The vast room sits still for a moment, taking in a perspective from the other side of the world.
The first one to come to is Caesar: “But Ieyasu, we do not live our lives for the same reason as you. You had your shogunate, your son reigned, his son reigned… but I would not switch lives with you; I doubt any of us would, even those that ended most unfortunately. I had high adventure, high poetry, the highest forms of joy and the deepest of miseries. I’ll keep my death, even! I died as I lived, in dramatic fashion, and I would not trade even a single party or escapade to eliminate the deepest of sorrows and miseries; indeed, I would not dispatch with the sorrows and miseries, for I would have lived less when I lived, had I not been so crushed with despair when the crush came.”
The o-shogun nods. “Indeed, but is the answer not here? I attempted to harden out feelings among my officers, among my generals, among my spies, among my own family and among those I governed. We lived in a world of politics, we live in a world of politics… on stage at the theater deep and subtle emotions are revealed, and those too are tools like the tools Roman soldiers used for battlefield engineering, or like the weapons for slinging and archery against enemy forces.
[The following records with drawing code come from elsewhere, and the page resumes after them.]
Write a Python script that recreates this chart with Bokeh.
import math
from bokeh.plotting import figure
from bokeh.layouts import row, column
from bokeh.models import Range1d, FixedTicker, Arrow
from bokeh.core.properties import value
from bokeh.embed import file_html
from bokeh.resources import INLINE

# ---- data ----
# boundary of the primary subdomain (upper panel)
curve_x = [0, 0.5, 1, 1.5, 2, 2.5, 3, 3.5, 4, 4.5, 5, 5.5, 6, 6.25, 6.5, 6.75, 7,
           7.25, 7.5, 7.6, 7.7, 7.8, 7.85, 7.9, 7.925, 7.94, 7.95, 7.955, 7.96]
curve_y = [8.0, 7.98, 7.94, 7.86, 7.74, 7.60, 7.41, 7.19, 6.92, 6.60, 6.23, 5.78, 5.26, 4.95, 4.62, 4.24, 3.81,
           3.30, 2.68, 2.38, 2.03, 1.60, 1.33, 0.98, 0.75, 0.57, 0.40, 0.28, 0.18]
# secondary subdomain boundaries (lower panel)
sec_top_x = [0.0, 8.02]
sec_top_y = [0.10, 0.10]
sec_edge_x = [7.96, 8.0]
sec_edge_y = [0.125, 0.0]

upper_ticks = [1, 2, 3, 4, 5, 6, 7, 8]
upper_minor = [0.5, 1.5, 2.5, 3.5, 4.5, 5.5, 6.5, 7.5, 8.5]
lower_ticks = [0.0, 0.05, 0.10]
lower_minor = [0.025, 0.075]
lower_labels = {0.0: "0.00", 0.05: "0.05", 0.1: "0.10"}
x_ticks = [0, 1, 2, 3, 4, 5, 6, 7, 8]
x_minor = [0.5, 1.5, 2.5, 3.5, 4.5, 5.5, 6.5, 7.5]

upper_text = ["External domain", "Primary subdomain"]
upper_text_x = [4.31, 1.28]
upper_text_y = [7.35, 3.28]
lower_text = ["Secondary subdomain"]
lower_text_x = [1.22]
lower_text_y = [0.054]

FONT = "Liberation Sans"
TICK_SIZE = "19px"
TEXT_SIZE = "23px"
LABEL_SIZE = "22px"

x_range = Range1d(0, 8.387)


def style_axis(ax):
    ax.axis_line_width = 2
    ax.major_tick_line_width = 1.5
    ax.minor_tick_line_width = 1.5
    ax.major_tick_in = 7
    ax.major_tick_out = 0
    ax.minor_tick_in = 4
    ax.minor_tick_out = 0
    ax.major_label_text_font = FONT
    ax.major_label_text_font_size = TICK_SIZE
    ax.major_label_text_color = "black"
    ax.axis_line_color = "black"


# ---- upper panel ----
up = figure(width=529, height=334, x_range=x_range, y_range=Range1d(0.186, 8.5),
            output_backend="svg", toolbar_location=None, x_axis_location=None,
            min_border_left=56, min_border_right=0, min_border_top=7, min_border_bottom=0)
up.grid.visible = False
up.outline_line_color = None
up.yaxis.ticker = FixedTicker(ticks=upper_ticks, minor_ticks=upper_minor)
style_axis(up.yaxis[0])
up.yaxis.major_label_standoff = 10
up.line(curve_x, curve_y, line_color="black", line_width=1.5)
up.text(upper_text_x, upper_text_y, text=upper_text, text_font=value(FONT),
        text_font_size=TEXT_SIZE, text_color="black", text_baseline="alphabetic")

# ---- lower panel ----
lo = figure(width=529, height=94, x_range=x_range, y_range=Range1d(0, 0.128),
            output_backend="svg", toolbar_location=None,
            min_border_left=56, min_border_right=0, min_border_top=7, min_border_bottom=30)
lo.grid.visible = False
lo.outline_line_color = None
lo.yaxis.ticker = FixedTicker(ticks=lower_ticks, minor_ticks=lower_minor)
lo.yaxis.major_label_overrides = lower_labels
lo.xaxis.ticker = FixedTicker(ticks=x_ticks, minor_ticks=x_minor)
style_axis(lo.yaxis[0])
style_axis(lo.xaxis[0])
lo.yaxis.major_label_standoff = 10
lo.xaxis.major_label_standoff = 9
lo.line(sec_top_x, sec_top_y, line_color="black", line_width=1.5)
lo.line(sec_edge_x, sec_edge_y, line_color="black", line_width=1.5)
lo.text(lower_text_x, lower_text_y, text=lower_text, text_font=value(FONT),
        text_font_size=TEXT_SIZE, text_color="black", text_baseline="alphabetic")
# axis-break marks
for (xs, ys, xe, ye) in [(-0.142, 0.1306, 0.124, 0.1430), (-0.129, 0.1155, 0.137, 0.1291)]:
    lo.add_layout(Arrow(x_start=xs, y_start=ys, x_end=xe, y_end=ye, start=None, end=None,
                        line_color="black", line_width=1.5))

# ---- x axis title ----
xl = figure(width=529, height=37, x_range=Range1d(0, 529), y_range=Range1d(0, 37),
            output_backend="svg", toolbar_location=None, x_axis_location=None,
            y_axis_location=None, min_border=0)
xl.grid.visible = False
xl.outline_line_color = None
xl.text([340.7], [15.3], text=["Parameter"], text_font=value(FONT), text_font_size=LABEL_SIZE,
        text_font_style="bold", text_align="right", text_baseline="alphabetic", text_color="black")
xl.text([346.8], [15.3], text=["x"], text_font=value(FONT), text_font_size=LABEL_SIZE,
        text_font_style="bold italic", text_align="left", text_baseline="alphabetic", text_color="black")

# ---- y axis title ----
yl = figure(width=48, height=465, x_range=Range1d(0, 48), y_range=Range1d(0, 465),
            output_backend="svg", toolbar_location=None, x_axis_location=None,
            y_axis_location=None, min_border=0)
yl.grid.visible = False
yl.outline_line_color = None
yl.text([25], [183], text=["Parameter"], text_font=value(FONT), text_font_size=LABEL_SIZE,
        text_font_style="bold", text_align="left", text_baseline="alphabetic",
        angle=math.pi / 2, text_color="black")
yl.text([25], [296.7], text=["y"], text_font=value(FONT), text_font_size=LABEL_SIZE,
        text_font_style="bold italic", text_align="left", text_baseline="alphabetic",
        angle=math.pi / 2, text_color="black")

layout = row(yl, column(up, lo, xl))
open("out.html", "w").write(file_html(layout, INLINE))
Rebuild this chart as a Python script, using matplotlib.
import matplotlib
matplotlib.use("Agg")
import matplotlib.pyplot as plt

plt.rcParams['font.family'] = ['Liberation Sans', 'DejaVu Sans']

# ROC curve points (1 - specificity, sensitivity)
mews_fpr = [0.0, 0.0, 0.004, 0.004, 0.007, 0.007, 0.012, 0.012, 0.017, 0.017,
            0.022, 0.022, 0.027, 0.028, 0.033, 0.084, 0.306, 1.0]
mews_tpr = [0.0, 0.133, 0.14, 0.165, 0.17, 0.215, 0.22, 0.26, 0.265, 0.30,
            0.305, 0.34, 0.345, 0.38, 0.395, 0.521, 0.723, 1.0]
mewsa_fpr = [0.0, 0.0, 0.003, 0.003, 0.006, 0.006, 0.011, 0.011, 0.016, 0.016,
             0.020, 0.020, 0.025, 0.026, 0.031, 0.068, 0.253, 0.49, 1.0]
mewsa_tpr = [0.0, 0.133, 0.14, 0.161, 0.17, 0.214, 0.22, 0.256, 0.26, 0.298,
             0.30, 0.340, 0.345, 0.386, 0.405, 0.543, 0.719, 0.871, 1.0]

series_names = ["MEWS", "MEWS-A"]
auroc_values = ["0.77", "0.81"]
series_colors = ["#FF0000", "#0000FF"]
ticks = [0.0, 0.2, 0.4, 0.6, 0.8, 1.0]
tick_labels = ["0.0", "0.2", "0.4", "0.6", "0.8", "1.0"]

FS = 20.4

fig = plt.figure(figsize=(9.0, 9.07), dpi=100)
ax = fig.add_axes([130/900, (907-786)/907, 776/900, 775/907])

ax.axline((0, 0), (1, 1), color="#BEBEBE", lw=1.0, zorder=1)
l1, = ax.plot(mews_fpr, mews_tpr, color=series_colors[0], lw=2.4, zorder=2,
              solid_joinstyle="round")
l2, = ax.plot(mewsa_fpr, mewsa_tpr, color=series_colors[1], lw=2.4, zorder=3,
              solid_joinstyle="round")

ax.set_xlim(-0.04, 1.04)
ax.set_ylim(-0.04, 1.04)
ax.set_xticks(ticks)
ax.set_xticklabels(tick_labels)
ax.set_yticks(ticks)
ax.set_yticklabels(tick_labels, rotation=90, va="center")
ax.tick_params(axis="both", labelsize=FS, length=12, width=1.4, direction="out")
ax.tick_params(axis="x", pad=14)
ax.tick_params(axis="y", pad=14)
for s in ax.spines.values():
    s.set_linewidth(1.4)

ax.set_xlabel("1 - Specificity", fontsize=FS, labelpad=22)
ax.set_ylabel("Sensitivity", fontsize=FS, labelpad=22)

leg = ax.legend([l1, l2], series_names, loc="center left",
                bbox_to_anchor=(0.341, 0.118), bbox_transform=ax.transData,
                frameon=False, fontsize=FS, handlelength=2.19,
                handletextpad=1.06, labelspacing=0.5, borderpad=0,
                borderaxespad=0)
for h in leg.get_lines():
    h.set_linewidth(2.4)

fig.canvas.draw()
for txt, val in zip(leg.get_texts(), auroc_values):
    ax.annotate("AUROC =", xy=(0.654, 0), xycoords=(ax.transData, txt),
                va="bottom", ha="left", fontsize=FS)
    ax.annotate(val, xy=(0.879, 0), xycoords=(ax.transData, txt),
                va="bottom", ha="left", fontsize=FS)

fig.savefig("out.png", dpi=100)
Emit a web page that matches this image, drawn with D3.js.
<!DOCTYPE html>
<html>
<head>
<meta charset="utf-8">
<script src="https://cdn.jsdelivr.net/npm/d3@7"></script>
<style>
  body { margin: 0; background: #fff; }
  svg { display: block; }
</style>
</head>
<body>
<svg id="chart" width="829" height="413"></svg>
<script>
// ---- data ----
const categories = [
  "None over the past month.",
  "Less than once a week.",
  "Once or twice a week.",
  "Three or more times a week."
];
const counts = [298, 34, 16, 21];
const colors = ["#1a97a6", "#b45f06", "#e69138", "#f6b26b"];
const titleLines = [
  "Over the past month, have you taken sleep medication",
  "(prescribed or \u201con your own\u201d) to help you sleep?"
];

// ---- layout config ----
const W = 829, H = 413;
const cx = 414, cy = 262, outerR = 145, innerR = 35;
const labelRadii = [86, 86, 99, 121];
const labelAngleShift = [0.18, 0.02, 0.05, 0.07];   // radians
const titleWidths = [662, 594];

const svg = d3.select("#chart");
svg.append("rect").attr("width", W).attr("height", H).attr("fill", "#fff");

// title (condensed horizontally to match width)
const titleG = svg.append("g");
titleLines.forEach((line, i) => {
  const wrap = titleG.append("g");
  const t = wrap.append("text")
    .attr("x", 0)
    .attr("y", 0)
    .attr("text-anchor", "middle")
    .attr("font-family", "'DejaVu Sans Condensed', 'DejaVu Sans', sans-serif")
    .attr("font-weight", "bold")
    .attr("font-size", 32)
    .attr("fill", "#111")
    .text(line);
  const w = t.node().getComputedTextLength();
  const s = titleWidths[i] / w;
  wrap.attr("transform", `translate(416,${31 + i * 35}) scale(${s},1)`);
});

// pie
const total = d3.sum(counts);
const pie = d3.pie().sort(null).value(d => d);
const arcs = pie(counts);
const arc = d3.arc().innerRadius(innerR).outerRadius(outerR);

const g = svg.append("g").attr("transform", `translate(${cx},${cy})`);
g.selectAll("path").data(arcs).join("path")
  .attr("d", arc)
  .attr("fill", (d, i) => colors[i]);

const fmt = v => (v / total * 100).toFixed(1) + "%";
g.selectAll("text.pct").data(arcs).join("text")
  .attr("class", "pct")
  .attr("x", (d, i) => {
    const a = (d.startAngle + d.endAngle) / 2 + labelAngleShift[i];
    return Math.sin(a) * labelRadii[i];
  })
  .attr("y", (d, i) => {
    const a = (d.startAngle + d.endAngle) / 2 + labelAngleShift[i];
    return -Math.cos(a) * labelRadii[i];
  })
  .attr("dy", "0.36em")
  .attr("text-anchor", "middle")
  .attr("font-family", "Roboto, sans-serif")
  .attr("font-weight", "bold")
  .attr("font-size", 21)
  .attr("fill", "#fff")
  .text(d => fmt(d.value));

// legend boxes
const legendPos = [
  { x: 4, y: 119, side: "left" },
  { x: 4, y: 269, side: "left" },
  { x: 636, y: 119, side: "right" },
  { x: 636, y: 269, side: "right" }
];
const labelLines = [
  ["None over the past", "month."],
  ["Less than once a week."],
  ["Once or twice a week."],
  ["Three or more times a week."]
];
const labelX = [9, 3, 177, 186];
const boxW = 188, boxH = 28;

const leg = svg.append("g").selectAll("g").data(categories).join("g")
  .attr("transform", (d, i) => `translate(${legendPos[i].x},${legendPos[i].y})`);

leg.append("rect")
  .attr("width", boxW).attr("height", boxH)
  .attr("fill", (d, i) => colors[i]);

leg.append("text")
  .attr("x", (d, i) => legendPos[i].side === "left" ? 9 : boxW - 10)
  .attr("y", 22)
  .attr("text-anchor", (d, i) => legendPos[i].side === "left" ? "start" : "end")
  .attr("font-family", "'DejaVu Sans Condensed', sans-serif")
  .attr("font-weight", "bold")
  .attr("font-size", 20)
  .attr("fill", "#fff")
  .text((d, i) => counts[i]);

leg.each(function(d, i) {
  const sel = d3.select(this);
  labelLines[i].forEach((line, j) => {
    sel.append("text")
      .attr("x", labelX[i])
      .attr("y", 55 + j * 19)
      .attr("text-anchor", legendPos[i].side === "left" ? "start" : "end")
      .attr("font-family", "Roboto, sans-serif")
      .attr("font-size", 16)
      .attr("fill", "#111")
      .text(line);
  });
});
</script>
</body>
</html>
But if the entire casus belli of yours is drama and adventure, a certain love and wish for the divine… does not this filter into your command, and affect your judgment? I had my falcons, and got great joy out of falconry, those noble birds being sent forth to soar and hunt, and then return to me. Do we need hatred to wield our forces together? No. But wish not for salvation or epic drama, for those ignite the passions that give way to hatred. Steady on the path, steadiness in your officer corps, steadiness with your resources, steadiness, steadiness, steadiness. Hatred and factionalism must always occur when battling for salvations and eternal glories; winning battles and consolidating gains is a much simpler matter.”
A certain silence comes among the leaders at the table, until Carolus speaks. “A single error can unmake a nation, it is true. And a love of god and mankind might make us more likely to make those errors. I made a few, perhaps in succession in particular, but we’re often bound and blinded by our customs — our culture and descent, as you put it. And yet, I regret nothing. The beauty of a church hymn, of bells ringing, of sharing epic stories, of leading people to higher purposes and the uplifting of mankind? Love often produces hate, and battling for Heaven means marching against the forces of Hell. It is epic, it is sweeping, at times it is debilitating, and perhaps it leads us to making tactical and political errors. But I would trade — nothing. Not a single moment of it, not the despairs nor glories, and not the final results, howsoever they should come.”